We mentioned before that when you square a number, you’ll get a square number or a perfect square. You can use the perfect square to find out what numbers were multiplied together to get the perfect square. The process of using the perfect square to get back to those numbers is finding the square root of a number. For example, 3 * 3 = 3^2 = 9. 9 Here is perfect square. You can take the square root of 9 to get back to 3. You can see that squaring a number and taking the square root of the result are actually inverse processes.
There are different ways to do just that.
Finding Square Root by Inference
One way of finding the square root of numbers is by inference. For example, you know that 3 * 3 = 3^2 = 9 so you can infer that sqrt(9) = 3. This method works for small numbers that you are already familiar with. But what about sqrt(106929)? You need to have a way to calculate that.
Every number has two square roots, a positive and a negative one. For example. 3^2 = 9 and also (-3)^2 = 9. So then you can say that sqrt(9) = +/- 3. In this discussion, we’ll restrict ourselves to the positive square root or the principal square root of numbers. We’ll talk about the negative square root elsewhere.
Finding Square Root by Repeated Subtraction
Earlier we showed that every perfect square can be expressed as the sum of some consecutive odd natural numbers starting from 1. For example, 9 can be expressed as (1 + 3 + 5). Since you had to add the first three odd consecutive natural numbers starting from 1 together to get 9, you can write 9 as 3^2. You can use this property of perfect squares to find out the square root of every perfect square. For example, in the case of the same perfect square 9, to find out how many odd consecutive natural numbers starting from 1 have to be added together to get 9, all you need to do is subtract those numbers starting from 1 repeatedly from 9 until you get to 0. The number of those numbers will give you the value of n in n^2 and then you can say that for example 9 is the same thing as 3^2. In the case of 9, 9 – 1 – 3 -5 = 0. So I had to subtract the first three odd consecutive natural numbers starting from 1 to get to 0, meaning that 9 is the same thing as (1 + 3 + 5). Since the number of those numbers was 3, then I express 9 as 3^2.
The method of repeated subtraction works well in the case of relatively small numbers probably all the way to 100 or so. If you get above 100, the number of subtractions required would take much time. So you’ll need another method to find the square root of larger numbers like 106929.
Finding Square Root by Prime Factorization
Using prime factorization works because every number is a collection of certain prime factors multiplied together. For example, 9 is two factors of 3. 18 is two factors of 2 and one factor of 3. In the same way, you can express any number in terms of some prime factors.
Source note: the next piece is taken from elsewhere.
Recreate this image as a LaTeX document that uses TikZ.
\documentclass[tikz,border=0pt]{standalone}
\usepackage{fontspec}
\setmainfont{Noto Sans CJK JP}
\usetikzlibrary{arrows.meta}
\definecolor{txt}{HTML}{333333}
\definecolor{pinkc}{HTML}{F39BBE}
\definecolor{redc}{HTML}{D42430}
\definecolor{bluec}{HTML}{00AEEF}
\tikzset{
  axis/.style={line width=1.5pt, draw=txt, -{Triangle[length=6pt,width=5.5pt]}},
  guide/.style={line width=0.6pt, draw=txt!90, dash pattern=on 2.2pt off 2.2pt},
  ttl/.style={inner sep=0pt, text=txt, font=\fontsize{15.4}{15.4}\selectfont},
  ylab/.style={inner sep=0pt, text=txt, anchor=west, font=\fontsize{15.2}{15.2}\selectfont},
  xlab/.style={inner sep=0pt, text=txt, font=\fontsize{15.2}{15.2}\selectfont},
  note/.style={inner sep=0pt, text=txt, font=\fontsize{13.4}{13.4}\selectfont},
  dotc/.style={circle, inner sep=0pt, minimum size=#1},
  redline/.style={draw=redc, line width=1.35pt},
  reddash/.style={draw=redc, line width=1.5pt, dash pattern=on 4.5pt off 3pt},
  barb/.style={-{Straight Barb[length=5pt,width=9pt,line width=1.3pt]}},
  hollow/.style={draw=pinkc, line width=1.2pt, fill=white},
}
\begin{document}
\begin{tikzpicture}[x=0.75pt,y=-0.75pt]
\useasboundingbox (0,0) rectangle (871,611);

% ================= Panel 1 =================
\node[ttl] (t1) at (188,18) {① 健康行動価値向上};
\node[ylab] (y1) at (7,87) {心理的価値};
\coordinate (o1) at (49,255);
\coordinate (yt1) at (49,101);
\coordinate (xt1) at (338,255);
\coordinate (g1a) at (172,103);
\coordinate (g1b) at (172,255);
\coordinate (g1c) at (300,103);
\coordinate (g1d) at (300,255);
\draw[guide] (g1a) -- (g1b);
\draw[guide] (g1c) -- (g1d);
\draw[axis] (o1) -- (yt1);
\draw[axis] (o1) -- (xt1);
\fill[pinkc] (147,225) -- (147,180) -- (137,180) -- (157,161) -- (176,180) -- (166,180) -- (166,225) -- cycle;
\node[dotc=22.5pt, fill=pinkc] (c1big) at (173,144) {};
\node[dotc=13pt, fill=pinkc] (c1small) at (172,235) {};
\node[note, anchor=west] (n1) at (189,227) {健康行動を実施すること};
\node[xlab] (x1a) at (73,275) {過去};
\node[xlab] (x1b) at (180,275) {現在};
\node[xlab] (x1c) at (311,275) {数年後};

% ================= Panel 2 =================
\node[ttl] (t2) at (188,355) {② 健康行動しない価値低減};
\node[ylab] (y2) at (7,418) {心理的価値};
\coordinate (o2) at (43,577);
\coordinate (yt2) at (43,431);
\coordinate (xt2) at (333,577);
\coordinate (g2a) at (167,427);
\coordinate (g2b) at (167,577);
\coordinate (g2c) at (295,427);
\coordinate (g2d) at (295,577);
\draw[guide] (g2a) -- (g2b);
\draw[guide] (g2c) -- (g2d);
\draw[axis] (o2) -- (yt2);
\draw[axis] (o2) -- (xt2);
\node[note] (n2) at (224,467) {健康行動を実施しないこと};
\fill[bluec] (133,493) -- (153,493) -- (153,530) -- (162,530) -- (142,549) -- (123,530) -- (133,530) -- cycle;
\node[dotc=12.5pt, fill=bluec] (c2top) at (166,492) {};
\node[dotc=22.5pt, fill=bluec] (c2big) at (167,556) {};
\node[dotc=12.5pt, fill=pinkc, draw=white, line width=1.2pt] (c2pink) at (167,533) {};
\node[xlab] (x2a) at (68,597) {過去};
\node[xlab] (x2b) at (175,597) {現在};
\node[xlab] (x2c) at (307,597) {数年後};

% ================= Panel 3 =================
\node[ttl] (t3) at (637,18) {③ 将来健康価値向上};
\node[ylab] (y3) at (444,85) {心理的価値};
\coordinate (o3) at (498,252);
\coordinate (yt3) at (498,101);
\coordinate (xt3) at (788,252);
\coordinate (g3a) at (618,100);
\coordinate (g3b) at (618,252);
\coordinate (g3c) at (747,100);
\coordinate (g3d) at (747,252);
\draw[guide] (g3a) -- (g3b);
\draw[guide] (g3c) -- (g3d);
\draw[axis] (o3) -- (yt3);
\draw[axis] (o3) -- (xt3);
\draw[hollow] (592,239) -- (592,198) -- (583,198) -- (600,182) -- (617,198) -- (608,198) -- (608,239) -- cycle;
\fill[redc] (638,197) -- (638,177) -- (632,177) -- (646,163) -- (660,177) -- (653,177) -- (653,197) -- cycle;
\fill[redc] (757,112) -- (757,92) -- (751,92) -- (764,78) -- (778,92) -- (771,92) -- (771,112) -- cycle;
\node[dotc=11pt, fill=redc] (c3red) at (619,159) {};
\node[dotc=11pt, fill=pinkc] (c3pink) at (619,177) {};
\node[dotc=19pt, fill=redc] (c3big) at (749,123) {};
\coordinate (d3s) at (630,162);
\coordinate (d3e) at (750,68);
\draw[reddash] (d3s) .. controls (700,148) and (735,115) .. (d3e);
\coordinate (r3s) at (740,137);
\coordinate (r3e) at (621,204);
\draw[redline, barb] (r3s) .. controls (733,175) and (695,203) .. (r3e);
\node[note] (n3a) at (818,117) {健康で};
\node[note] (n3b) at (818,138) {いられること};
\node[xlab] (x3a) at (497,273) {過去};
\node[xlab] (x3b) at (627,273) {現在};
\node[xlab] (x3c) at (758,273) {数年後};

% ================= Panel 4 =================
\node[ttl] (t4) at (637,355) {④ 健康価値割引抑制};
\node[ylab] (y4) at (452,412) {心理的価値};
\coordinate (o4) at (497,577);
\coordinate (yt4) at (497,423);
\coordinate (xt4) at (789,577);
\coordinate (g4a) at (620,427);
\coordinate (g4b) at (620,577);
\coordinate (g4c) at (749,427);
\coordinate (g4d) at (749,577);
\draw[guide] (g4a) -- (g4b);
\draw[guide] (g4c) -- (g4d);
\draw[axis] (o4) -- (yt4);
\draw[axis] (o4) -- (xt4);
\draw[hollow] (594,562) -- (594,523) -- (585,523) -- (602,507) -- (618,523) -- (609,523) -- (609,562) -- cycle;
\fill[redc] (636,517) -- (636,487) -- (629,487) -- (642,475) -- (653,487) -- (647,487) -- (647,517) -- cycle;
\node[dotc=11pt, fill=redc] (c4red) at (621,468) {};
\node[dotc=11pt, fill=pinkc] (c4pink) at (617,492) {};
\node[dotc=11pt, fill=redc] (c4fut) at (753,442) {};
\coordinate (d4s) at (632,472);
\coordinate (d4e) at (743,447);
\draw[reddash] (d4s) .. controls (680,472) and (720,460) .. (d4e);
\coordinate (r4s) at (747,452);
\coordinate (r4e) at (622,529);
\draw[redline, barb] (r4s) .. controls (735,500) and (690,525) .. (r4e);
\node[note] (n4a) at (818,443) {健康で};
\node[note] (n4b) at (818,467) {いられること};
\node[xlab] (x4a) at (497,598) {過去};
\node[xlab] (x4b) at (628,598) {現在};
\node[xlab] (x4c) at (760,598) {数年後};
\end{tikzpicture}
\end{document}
Now if you pay attention to the prime factorization of any number and its perfect square, you’ll see an interesting pattern. For example, 9 will be factorized as two factors of 3 multiplied together. On the other hand, 81 will be factorized as 4 factors of 3 multiplied together and 81 = 9^2. 81 has twice the number of factors of 3 that 9 has. In the same way, 6 has one factor of 2 and one factor of 3. 36 has two factors of 2 and two factors of 3. Meaning that 36 has twice the factors of 2 and 3 that 6 has and 36 = 6^2. That means that the square of any number will have twice all the factors that that number has. You can use this pattern to find the square root of any perfect square by factorizing it. Simply pick any perfect square, factorize it and take half the number of any factors that it has and multiply them together and you’ll get the square root of that number.
As an example, 36 = 2 * 2 * 3 * 3. And so sqrt(36) = 2 * 3. 36 had two factors of 2, sqrt(36) has one factor of 2. 36 had two factors of 3. sqrt(36) had one factor of 3. Multiply them together: 2*3 = sqrt(36) = 6.